Railroad Earth, in its relatively short existence, has already developed a huge and growing Grateful Dead-like following. The “Hobos,” who follow them from gig to gig, are hungry for the inventive, often improvisational sound augmented by Todd Sheaffer’s unique voice, which has been compared to that of Bob Dylan, Roger McGuinn and Arlo Guthrie. His lyric writing invites comparisons to the writing talent of Beat poet Jack Kerouac, whose poem “October in the Railroad Earth” is the inspiration for the band’s name.
“We’re coming into our fourth year as a band,” Skehan told me. “We started around late 2000, after having done a good bit of playing, and made a five-song demo CD. It got such a favorable response that we ended up playing Telluride [Bluegrass Festival in Colorado—their 10th gig ever]. Then we ran back and added another five songs and came up with The Black Bear Sessions. Then we had to add 20 more songs so we could go on tour. I think we sort of locked ourselves in the barn and said, ‘We need to get to work!’ for like a month or two … before we had to go out and do three six- to eight-week tours. …

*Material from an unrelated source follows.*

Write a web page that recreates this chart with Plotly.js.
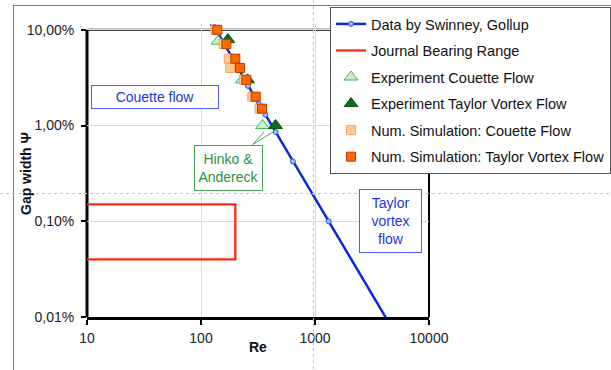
<!DOCTYPE html>
<html>
<head>
<meta charset="utf-8">
<script src="https://cdn.plot.ly/plotly-3.0.1.min.js"></script>
<style>
  html, body { margin: 0; padding: 0; background: #ffffff; }
  #chart { width: 611px; height: 370px; }
</style>
</head>
<body>
<div id="chart"></div>
<script>
// Critical gap width vs. Reynolds number for Couette / Taylor vortex flow

// Swinney & Gollub reference curve
const reSwinney  = [127, 258, 321, 367, 452, 641, 1318, 4169];
const psiSwinney = [0.115, 0.0260, 0.0168, 0.0130, 0.00855, 0.00422, 0.000998, 0.0000993];

// Typical journal bearing operating range (outline)
const reBearing  = [10, 200, 200, 10];
const psiBearing = [0.0015, 0.0015, 0.0004, 0.0004];

// Experiments (Hinko & Andereck)
const reExpCouette  = [141, 230, 346];
const psiExpCouette = [0.076, 0.030, 0.010];
const reExpTaylor   = [172, 256, 451];
const psiExpTaylor  = [0.079, 0.030, 0.010];

// Numerical simulations
const reSimCouette  = [134, 158, 175, 180, 239, 282, 327];
const psiSimCouette = [0.100, 0.071, 0.050, 0.040, 0.030, 0.020, 0.015];
const reSimTaylor   = [139, 167, 200, 220, 250, 302, 343];
const psiSimTaylor  = [0.100, 0.071, 0.050, 0.040, 0.030, 0.020, 0.015];

// Axis ticks
const xTickVals = [10, 100, 1000, 10000];
const xTickText = ['10', '100', '1000', '10000'];
const yTickVals = [0.0001, 0.001, 0.01, 0.1];
const yTickText = ['0,01%', '0,10%', '1,00%', '10,00%'];

// ---- layout geometry (pixels) ----
const W = 611, H = 370;
const M = { l: 87, r: 182, t: 24, b: 53, autoexpand: false };
const PW = W - M.l - M.r, PH = H - M.t - M.b;
const px = x => (x - M.l) / PW;          // pixel x -> paper
const py = y => (H - M.b - y) / PH;      // pixel y -> paper

// y range runs a little above 10 % so the curve can start above the frame
const yMin = Math.log10(0.0001), yMax = Math.log10(0.115);
const yFrameTop = (Math.log10(0.1) - yMin) / (yMax - yMin);   // paper y of the 10 % line

const FONT = 'Liberation Sans, Arial, Helvetica, sans-serif';
const BLUE_TXT = '#2236d8', BLUE_BOX = '#4a5cf0';
const GREEN_TXT = '#2f8f3c', GREEN_BOX = '#4aa45a';

const traces = [
  {
    name: 'Data by Swinney, Gollup', legendgroup: 'a',
    x: reSwinney, y: psiSwinney, type: 'scatter', mode: 'lines+markers',
    line: { color: '#0a28e0', width: 2.5 },
    marker: { symbol: 'circle', size: 5, color: '#9ec0ff', line: { color: '#2a50ee', width: 1 } }
  },
  {
    name: 'Journal Bearing Range', legendgroup: 'b',
    x: reBearing, y: psiBearing, type: 'scatter', mode: 'lines',
    line: { color: '#ff2a10', width: 2.3 }
  },
  {
    name: 'Experiment Couette Flow', legendgroup: 'c',
    x: reExpCouette, y: psiExpCouette, type: 'scatter', mode: 'markers', cliponaxis: false,
    marker: { symbol: 'triangle-up', size: 12, color: '#c8f0c8', line: { color: '#48b060', width: 1 } }
  },
  {
    name: 'Experiment Taylor Vortex Flow', legendgroup: 'd',
    x: reExpTaylor, y: psiExpTaylor, type: 'scatter', mode: 'markers', cliponaxis: false,
    marker: { symbol: 'triangle-up', size: 12, color: '#0b6e1e', line: { color: '#065014', width: 1 } }
  },
  {
    name: 'Num. Simulation: Couette Flow', legendgroup: 'e',
    x: reSimCouette, y: psiSimCouette, type: 'scatter', mode: 'markers', cliponaxis: false,
    marker: { symbol: 'square', size: 9, color: '#ffca98', line: { color: '#ffa062', width: 1 } }
  },
  {
    name: 'Num. Simulation: Taylor Vortex Flow', legendgroup: 'f',
    x: reSimTaylor, y: psiSimTaylor, type: 'scatter', mode: 'markers', cliponaxis: false,
    marker: { symbol: 'square', size: 9, color: '#ff6a00', line: { color: '#b83c00', width: 1 } }
  }
];

const shapes = [
  // plot frame: left axis, top and right border
  { type: 'line', xref: 'paper', yref: 'paper', x0: 0, x1: 0, y0: 0, y1: yFrameTop,
    line: { color: '#000', width: 3 }, layer: 'between' },
  { type: 'line', xref: 'paper', yref: 'paper', x0: 0, x1: 1, y0: yFrameTop, y1: yFrameTop,
    line: { color: '#000', width: 2 }, layer: 'between' },
  { type: 'line', xref: 'paper', yref: 'paper', x0: 1, x1: 1, y0: 0, y1: yFrameTop,
    line: { color: '#000', width: 2 }, layer: 'between' },
  // chart area outline
  { type: 'line', xref: 'paper', yref: 'paper', x0: px(13), x1: px(611), y0: py(5.5), y1: py(5.5),
    line: { color: '#808080', width: 1 } },
  { type: 'line', xref: 'paper', yref: 'paper', x0: px(13.5), x1: px(13.5), y0: py(5), y1: py(370),
    line: { color: '#808080', width: 1 } },
  // page break guides
  { type: 'line', xref: 'paper', yref: 'paper', x0: px(0), x1: px(611), y0: py(193.5), y1: py(193.5),
    line: { color: '#c4c4c4', width: 1, dash: 'dot' } },
  { type: 'line', xref: 'paper', yref: 'paper', x0: px(313.5), x1: px(313.5), y0: py(0), y1: py(370),
    line: { color: '#c4c4c4', width: 1, dash: 'dot' } },
  // callout lines to the experiment markers
  { type: 'line', xref: 'paper', yref: 'paper', x0: px(252.5), x1: px(264), y0: py(144.5), y1: py(132),
    line: { color: GREEN_BOX, width: 1 } },
  { type: 'line', xref: 'paper', yref: 'paper', x0: px(252.5), x1: px(274), y0: py(144.5), y1: py(131.5),
    line: { color: GREEN_BOX, width: 1 } }
];

// text placed by its centre
const centred = { showarrow: false, xref: 'paper', yref: 'paper', xanchor: 'center', yanchor: 'middle' };

const annotations = [
  Object.assign({}, centred, { text: '<b>Gap width Ψ</b>', x: px(26), y: py(174), textangle: -90,
    font: { family: FONT, size: 14, color: '#111' } }),
  Object.assign({}, centred, { text: '<b>Re</b>', x: px(258), y: py(347),
    font: { family: FONT, size: 14, color: '#111' } }),
  Object.assign({}, centred, { text: 'Couette flow', x: px(154.7), y: py(97),
    width: 126, height: 22, borderpad: 0, bgcolor: '#ffffff',
    bordercolor: BLUE_BOX, borderwidth: 1, font: { family: FONT, size: 14, color: BLUE_TXT } }),
  Object.assign({}, centred, { text: 'Hinko &amp;<br>Andereck', x: px(228), y: py(167.5),
    width: 67, height: 44, borderpad: 0, bgcolor: '#ffffff',
    bordercolor: GREEN_BOX, borderwidth: 1, font: { family: FONT, size: 14, color: GREEN_TXT } }),
  Object.assign({}, centred, { text: 'Taylor<br>vortex<br>flow', x: px(390), y: py(221.3),
    width: 61, height: 62, borderpad: 0, bgcolor: '#ffffff',
    bordercolor: BLUE_BOX, borderwidth: 1, font: { family: FONT, size: 14, color: BLUE_TXT } })
];

const layout = {
  width: W, height: H,
  margin: M,
  paper_bgcolor: '#ffffff', plot_bgcolor: '#ffffff',
  font: { family: FONT, size: 14, color: '#222' },
  showlegend: true,
  legend: {
    x: px(330), y: py(7), xanchor: 'left', yanchor: 'top',
    bgcolor: '#ffffff', bordercolor: '#555555', borderwidth: 1,
    font: { family: FONT, size: 14.5, color: '#111' },
    tracegroupgap: 4.7, itemwidth: 30
  },
  xaxis: {
    type: 'log', range: [1, 4], fixedrange: true,
    tickvals: xTickVals, ticktext: xTickText,
    ticks: 'outside', ticklen: 5, tickwidth: 2, tickcolor: '#000',
    ticklabelstandoff: 1,
    showline: true, linecolor: '#000', linewidth: 3,
    showgrid: true, gridcolor: '#d9d9d9', gridwidth: 1, zeroline: false,
    tickfont: { family: FONT, size: 14, color: '#222' }
  },
  yaxis: {
    type: 'log', range: [yMin, yMax], fixedrange: true,
    tickvals: yTickVals, ticktext: yTickText,
    ticks: 'outside', ticklen: 5, tickwidth: 2, tickcolor: '#000',
    ticklabelstandoff: 4,
    showline: false,
    showgrid: true, gridcolor: '#d9d9d9', gridwidth: 1, zeroline: false,
    tickfont: { family: FONT, size: 14, color: '#222' }
  },
  shapes: shapes,
  annotations: annotations
};

Plotly.newPlot('chart', traces, layout, { staticPlot: true, displayModeBar: false });
</script>
</body>
</html>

“It was pretty startling to have such sudden success. So much happened so fast in the beginning that it took us a while to figure out what this [Railroad Earth] thing was. Next thing we knew, we somehow ended up with only four weeks to create Bird in the House for Sugar Hill Records [in 2002]. … It was a whirlwind of a year and a half or two.”
“Railroad Earth is like a ‘70s psychedelic band with a Southern rock attitude that’s been put in the 21st century and given acoustic instruments,” is how John Corcoran, another online fan, put it. “In a world of cookie-cutter music, copycat art and been-there, done-that over-familiarity, this band is more than a breath of fresh air—it’s a hit of 100 percent oxygen.”
Skehan and company, fresh from their exhilarating Mardi Gras gig with Phil Lesh and Friends at the Bill Graham Civic Auditorium in San Francisco in February of this year (which Skehan describes as “a very significant moment” in the band’s career), will hit Chico in support of their latest recording, The Good Life.